PULLMAN – Paul Wulff returned to Washington State University’s football practice Wednesday. It rained. He denied any correlation.
“It’s great to be back,” Wulff said after the wet morning practice, the first of split-squad workouts WSU held. “It’s fun to be back with the guys.”
The Cougars’ head coach missed his team’s first three 2009 workouts, forced by the NCAA to distance himself from players as part of punishment for violations while he was Eastern Washington University’s coach.
The sunshine returned in the afternoon when the top two depth chart groups hit the field and Wulff’s outlook mirrored the weather.
“They have a workmanlike attitude,” Wulff said after watching the two-hour practice. “Everyone’s out here to work to get better. They’ve done a good job of turning the page and getting rid of all the drama that was with us in the past.”
Wulff observed a defense that took the drama out of the end-of-practice scrimmage after first giving up a sustained drive capped by a Kevin Lopina touchdown pass to Daniel Blackledge.
In the next four offensive possessions, the defense forced a turnover, then made three consecutive third-down stops. The effort came from a group that yielded 570 points, the most in the nation, last season.
“We’ve got a lot of leadership … and we’re all coming together as a defense to make a stronger unit,” said senior safety Xavier Hicks, who made an acrobatic interception during an early scrimmage session, sitting in the middle of the field and jumping up to snag Lopina’s pass.

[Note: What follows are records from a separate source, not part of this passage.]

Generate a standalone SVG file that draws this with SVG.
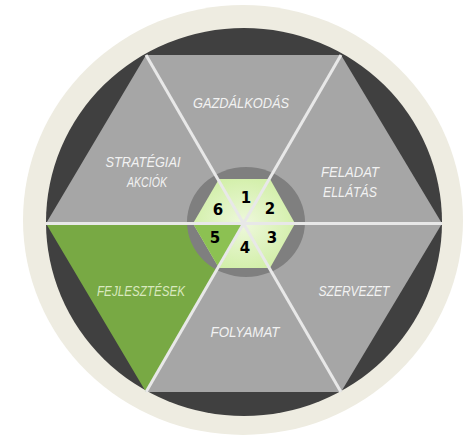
<svg xmlns="http://www.w3.org/2000/svg" width="467" height="437" viewBox="0 0 467 437">
<defs>
<style>
.seg{fill:#a6a6a6}
.lbl{font-family:"Liberation Sans",Arial,sans-serif;font-style:italic;font-size:14.5px;fill:#f2f2f2;text-anchor:middle}
.num{font-family:"DejaVu Sans",sans-serif;font-weight:bold;font-size:15px;fill:#000;text-anchor:middle}
.div{stroke:#e8e8e8;stroke-width:3;fill:none}
</style>
<radialGradient id="hexg" cx="0.5" cy="0.5" r="0.6">
<stop offset="0" stop-color="#eef8dc"/>
<stop offset="1" stop-color="#cfeea3"/>
</radialGradient>
</defs>
<rect width="467" height="437" fill="#ffffff"/>
<g id="frame">
<ellipse cx="243" cy="220" rx="220" ry="215" fill="#eeece1"/>
<ellipse cx="244" cy="222" rx="198" ry="194" fill="#404040"/>
</g>
<g id="gazdalkodas">
<polygon class="seg" points="146,55 341,55 244,223.5"/>
<text class="lbl" x="241" y="108" textLength="96" lengthAdjust="spacingAndGlyphs">GAZDÁLKODÁS</text>
</g>
<g id="feladat-ellatas">
<polygon class="seg" points="341,55 442,223.5 244,223.5"/>
<text class="lbl" x="350" y="177" textLength="58" lengthAdjust="spacingAndGlyphs">FELADAT</text>
<text class="lbl" x="350" y="197" textLength="54" lengthAdjust="spacingAndGlyphs">ELLÁTÁS</text>
</g>
<g id="szervezet">
<polygon class="seg" points="442,223.5 341,392 244,223.5"/>
<text class="lbl" x="354" y="296" textLength="71" lengthAdjust="spacingAndGlyphs">SZERVEZET</text>
</g>
<g id="folyamat">
<polygon class="seg" points="341,392 146,392 244,223.5"/>
<text class="lbl" x="245" y="337" textLength="69" lengthAdjust="spacingAndGlyphs">FOLYAMAT</text>
</g>
<g id="fejlesztesek">
<polygon points="146,392 46,223.5 244,223.5" fill="#78a944"/>
<text class="lbl" x="141" y="296" textLength="88" lengthAdjust="spacingAndGlyphs" style="fill:#d8e8bf">FEJLESZTÉSEK</text>
</g>
<g id="strategiai-akciok">
<polygon class="seg" points="46,223.5 146,55 244,223.5"/>
<text class="lbl" x="143" y="167" textLength="75" lengthAdjust="spacingAndGlyphs">STRATÉGIAI</text>
<text class="lbl" x="147" y="187" textLength="40" lengthAdjust="spacingAndGlyphs">AKCIÓK</text>
</g>
<g id="hub">
<ellipse cx="246" cy="222" rx="59" ry="55" fill="#7f7f7f"/>
<polygon points="193,223.5 219,179 270,179 295,223.5 270,268 219,268" fill="url(#hexg)"/>
<polygon points="193,223.5 244,223.5 219,268" fill="#8cc152"/>
<text class="num" x="246" y="203">1</text>
<text class="num" x="270" y="214">2</text>
<text class="num" x="272" y="243">3</text>
<text class="num" x="245" y="253">4</text>
<text class="num" x="215" y="243">5</text>
<text class="num" x="218" y="215">6</text>
</g>
<g id="connectors">
<line class="div" x1="146" y1="55" x2="341" y2="392"/>
<line class="div" x1="341" y1="55" x2="146" y2="392"/>
<line class="div" x1="46" y1="223.5" x2="442" y2="223.5"/>
</g>
</svg>
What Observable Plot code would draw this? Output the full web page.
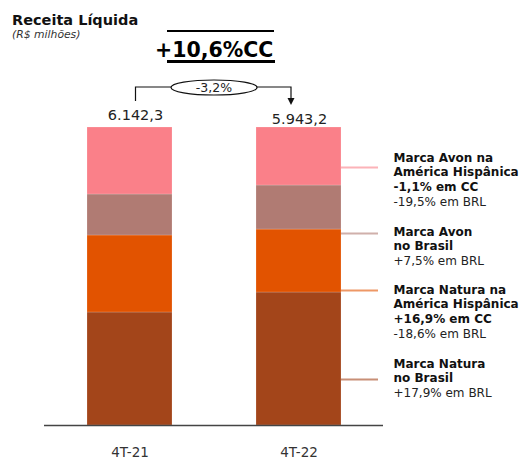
<!DOCTYPE html>
<html><head><meta charset="utf-8">
<script src="https://cdn.jsdelivr.net/npm/d3@7"></script>
<script src="https://cdn.jsdelivr.net/npm/@observablehq/plot@0.6"></script>
<style>
body{margin:0;background:#fff;font-family:"DejaVu Sans",Verdana,sans-serif;}
#wrap{position:relative;width:521px;height:460px;overflow:hidden;}
#wrap svg{position:absolute;left:0;top:0;}
.t{position:absolute;white-space:nowrap;line-height:1;}
.bar{position:absolute;background:#000;}
</style></head><body>
<div id="wrap">
<div class="t" id="title" style="left:12px;top:13.2px;font-size:14.5px;font-weight:bold;color:#111;"></div>
<div class="t" id="subtitle" style="left:12px;top:30.2px;font-size:10.8px;font-style:italic;color:#333;"></div>
<div class="t" id="headline" style="left:155px;top:39.7px;font-size:20.5px;font-weight:bold;color:#000;"></div>
<div class="bar" style="left:167px;top:29.5px;width:107px;height:2.5px;"></div>
<div class="bar" style="left:167px;top:60px;width:108px;height:2.5px;"></div>
</div>
<script>
// ---- data ----
const title = "Receita Líquida";
const subtitle = "(R$ milhões)";
const headline = "+10,6%CC";
const change = "-3,2%";
const quarters = ["4T-21", "4T-22"];
const totalLabels = ["6.142,3", "5.943,2"];
const segments = ["Marca Natura no Brasil", "Marca Natura na América Hispânica", "Marca Avon no Brasil", "Marca Avon na América Hispânica"];
const values4T21 = [2329, 1587, 845, 1381];
const values4T22 = [2652, 1256, 878, 1157];
const segmentColors = ["#A3451A", "#E25300", "#B07B73", "#FA8089"];
const labelBold = [["Marca Natura", "no Brasil"], ["Marca Natura na", "América Hispânica", "+16,9% em CC"], ["Marca Avon", "no Brasil"], ["Marca Avon na", "América Hispânica", "-1,1% em CC"]];
const labelNotes = ["+17,9% em BRL", "-18,6% em BRL", "+7,5% em BRL", "-19,5% em BRL"];

// ---- layout (annotation anchors in normalized share units) ----
const leaderY = [0.154, 0.453, 0.644, 0.866];
const labelTopY = [0.2225, 0.471, 0.665, 0.914];

document.getElementById("title").textContent = title;
document.getElementById("subtitle").textContent = subtitle;
document.getElementById("headline").textContent = headline;

const seriesByQuarter = [values4T21, values4T22];
const rows = quarters.flatMap((q, i) => segments.map((s, j) => ({quarter: q, segment: s, value: seriesByQuarter[i][j]})));
const totals = quarters.map((q, i) => ({quarter: q, label: totalLabels[i]}));
const leaders = segments.map((s, i) => ({segment: s, y: leaderY[i]}));
const boldLabels = segments.map((s, i) => ({y: labelTopY[i], text: labelBold[i].join("\n")}));
const noteLabels = segments.map((s, i) => ({y: labelTopY[i], text: labelBold[i].map(() => "\u00a0").join("\n") + "\n" + labelNotes[i]}));

function bracket(index, scales) {
  const {x, y} = scales;
  const bw = x.bandwidth();
  const x1 = x(quarters[0]) + bw / 2 + 6;
  const x2 = x(quarters[1]) + bw / 2 - 7.5;
  const cx = (x(quarters[0]) + x(quarters[1]) + bw) / 2;
  const top = y(1);
  const yb = top - 40, y1 = top - 26, ytip = top - 22;
  const g = d3.create("svg:g");
  g.append("path").attr("d", `M${x1},${y1}V${yb}H${x2}V${ytip - 6}`)
    .attr("fill", "none").attr("stroke", "#111").attr("stroke-width", 1.2);
  g.append("path").attr("d", `M${x2 - 3.5},${ytip - 7}L${x2 + 3.5},${ytip - 7}L${x2},${ytip}Z`).attr("fill", "#111");
  g.append("ellipse").attr("cx", cx).attr("cy", yb + 0.5).attr("rx", 43).attr("ry", 7.5)
    .attr("fill", "#fff").attr("stroke", "#111").attr("stroke-width", 1.2);
  g.append("text").attr("x", cx).attr("y", yb + 0.5).attr("dy", "0.35em")
    .attr("text-anchor", "middle").attr("font-size", 12.5).attr("fill", "#222").text(change);
  return g.node();
}

const chart = Plot.plot({
  width: 521,
  height: 460,
  marginTop: 127,
  marginBottom: 35,
  marginLeft: 44,
  marginRight: 138,
  style: {fontFamily: "DejaVu Sans, Verdana, sans-serif", fontSize: "13.5px", color: "#333", background: "transparent"},
  x: {domain: quarters, paddingInner: 0.5, paddingOuter: 0.25, tickSize: 0, tickPadding: 22, label: null},
  y: {domain: [0, 1], axis: null},
  color: {domain: segments, range: segmentColors},
  marks: [
    Plot.barY(rows, Plot.stackY({offset: "normalize", x: "quarter", y: "value", fill: "segment", stroke: "#fff", strokeOpacity: 0.3, strokeWidth: 0.6})),
    Plot.ruleY([0], {stroke: "#444", strokeWidth: 1.5}),
    Plot.tickY(leaders, {x: () => quarters[1], y: "y", stroke: "segment", strokeOpacity: 0.6, strokeWidth: 2, dx: 85, insetRight: 48}),
    Plot.text(boldLabels, {x: () => quarters[1], y: "y", text: "text", dx: 94.5, dy: -2, textAnchor: "start", lineAnchor: "top", lineHeight: 1.225, fontSize: 12, fontWeight: "bold", fill: "#111"}),
    Plot.text(noteLabels, {x: () => quarters[1], y: "y", text: "text", dx: 94.5, dy: -2, textAnchor: "start", lineAnchor: "top", lineHeight: 1.225, fontSize: 12, fill: "#222"}),
    Plot.text(totals, {filter: d => d.quarter === quarters[0], x: "quarter", y: () => 1, text: "label", dx: 5.5, dy: -12, fontSize: 14.5, fill: "#222"}),
    Plot.text(totals, {filter: d => d.quarter === quarters[1], x: "quarter", y: () => 1, text: "label", dx: 0.5, dy: -8, fontSize: 14.5, fill: "#222"}),
    bracket
  ]
});
document.getElementById("wrap").prepend(chart);
</script>
</body></html>
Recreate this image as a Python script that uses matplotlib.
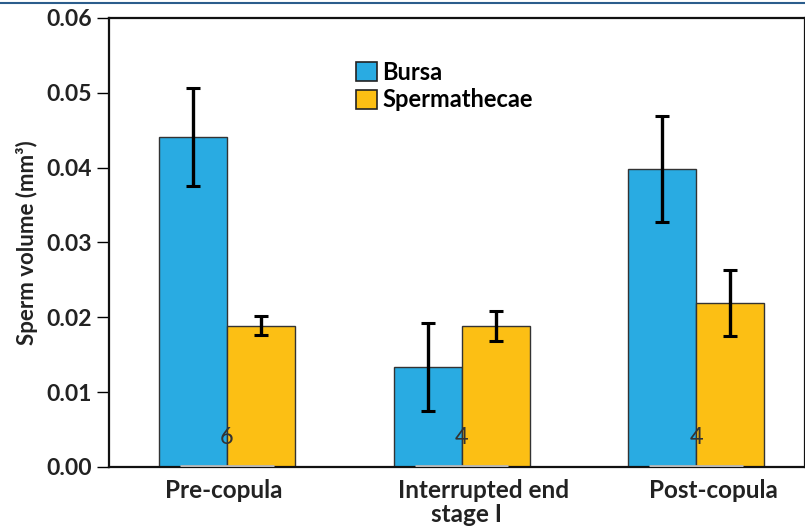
import numpy as np
import matplotlib.pyplot as plt
from matplotlib.lines import Line2D
from matplotlib.patches import Patch
from matplotlib.transforms import ScaledTranslation

plt.rcParams['font.family'] = ['Lato', 'DejaVu Sans']

groups = ['Pre-copula', 'Interrupted end', 'Post-copula']
bursa = [0.0441, 0.0134, 0.0398]
bursa_err = [0.0066, 0.0059, 0.0071]
sperm = [0.0189, 0.0189, 0.0219]
sperm_err = [0.0013, 0.0020, 0.0044]
n_labels = ['6', '4', '4']

blue = '#29ABE2'
yellow = '#FCBF14'

fig = plt.figure(figsize=(8.05, 5.30), dpi=100)
ax = fig.add_axes([0.1354, 0.1189, 0.8646, 0.8472])

x = np.arange(len(groups))
w = 0.29
err_kw = dict(ecolor='black', elinewidth=2.4, capsize=5, capthick=2.2)
ax.bar(x - w / 2, bursa, w, yerr=bursa_err, color=blue, edgecolor='#333333',
       linewidth=1, error_kw=err_kw, zorder=2)
ax.bar(x + w / 2, sperm, w, yerr=sperm_err, color=yellow, edgecolor='#333333',
       linewidth=1, error_kw=err_kw, zorder=2)

# thin gray marks on the baseline under each group
ax.hlines([0.0001] * len(x), x - 0.2, x + 0.2, colors='#b8b8b8', linewidth=2, zorder=3)

for xi, n in zip(x, n_labels):
    ax.text(xi, 0.0040, n, ha='center', va='center', fontsize=17, color='#333333', zorder=4)

ax.set_xlim(-0.503, 2.464)
ax.set_ylim(0, 0.06)
ax.set_yticks(np.arange(0, 0.0601, 0.01))
ax.set_yticklabels(['%.2f' % v for v in np.arange(0, 0.0601, 0.01)],
                   fontsize=16.5, fontweight='bold', color='#222222')
ax.set_xticks(x)
ax.set_xticklabels(groups, fontsize=17.5, fontweight='bold', color='#222222')
ax.tick_params(axis='x', length=0, pad=9)
ax.tick_params(axis='y', length=8.5, width=1, pad=4)
ax.set_ylabel('Sperm volume (mm³)', fontsize=16, fontweight='bold', color='#222222', labelpad=6)

# labels in the original sit a little off the group centres
shifts = [-3, 22, 17]
for lab, dx in zip(ax.get_xticklabels(), shifts):
    lab.set_transform(lab.get_transform() + ScaledTranslation(dx / 100, 0, fig.dpi_scale_trans))
ax.text(1.02, -0.0064, 'stage I', ha='center', va='center', fontsize=17.5,
        fontweight='bold', color='#222222', clip_on=False)

for s in ax.spines.values():
    s.set_linewidth(1.6)
    s.set_color('#111111')

handles = [Patch(facecolor=blue, edgecolor='#222222', linewidth=1.2, label='Bursa'),
           Patch(facecolor=yellow, edgecolor='#222222', linewidth=1.2, label='Spermathecae')]
leg = ax.legend(handles=handles, loc='upper left', bbox_to_anchor=(0.325, 0.952),
                frameon=False, prop={'size': 17, 'weight': 'bold'},
                handlelength=0.85, handleheight=0.85, handletextpad=0.25, labelspacing=0.2)

# blue rule at the very top of the figure
fig.add_artist(Line2D([0, 1], [0.9945, 0.9945], transform=fig.transFigure,
                      color='#2b5d8c', linewidth=1.5))

fig.savefig('out.png', dpi=100)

Such plays were rare last season – WSU forced just 13 turnovers – in part because of mental lapses and assignment failures.
“Last year it was a new system that we all had to learn,” Hicks said. “We improved a lot in the spring and we just carried it over to fall camp.”
“We’ve pulled back and tried to simplify things for them,” said Wulff after the defense, out of position often last season, went the entire practice with only one correction for being in the wrong spot before the snap.
“We expect them to be a lot better and I think they expect themselves to be a lot better,” Wulff said.
In search of improvement, WSU split the squad, sending the freshmen and others further down the depth chart out early and saving the afternoon for the top two units. Only two true freshmen, receiver Gino Simone and defensive end Travis Long, were out late.
“It’s a great honor, obviously, that they feel I have the ability to come out and work with these older guys,” said Simone, who helped Skyline High to the State 4A title last year. “I think it’s due to the effort I’ve been putting forth and they’re seeing that. I’m just going to continue that through camp and just keep working as hard as I can on every rep.”
More repetitions for all the backups were the reason behind the split day and Wulff said that goal was accomplished.
“It’s invaluable for those young guys,” he said. “Some of those guys are going to end up playing for us this fall. … This gives us an opportunity to give a lot of attention to those guys.”
And for the first time this season he got to see it. In person.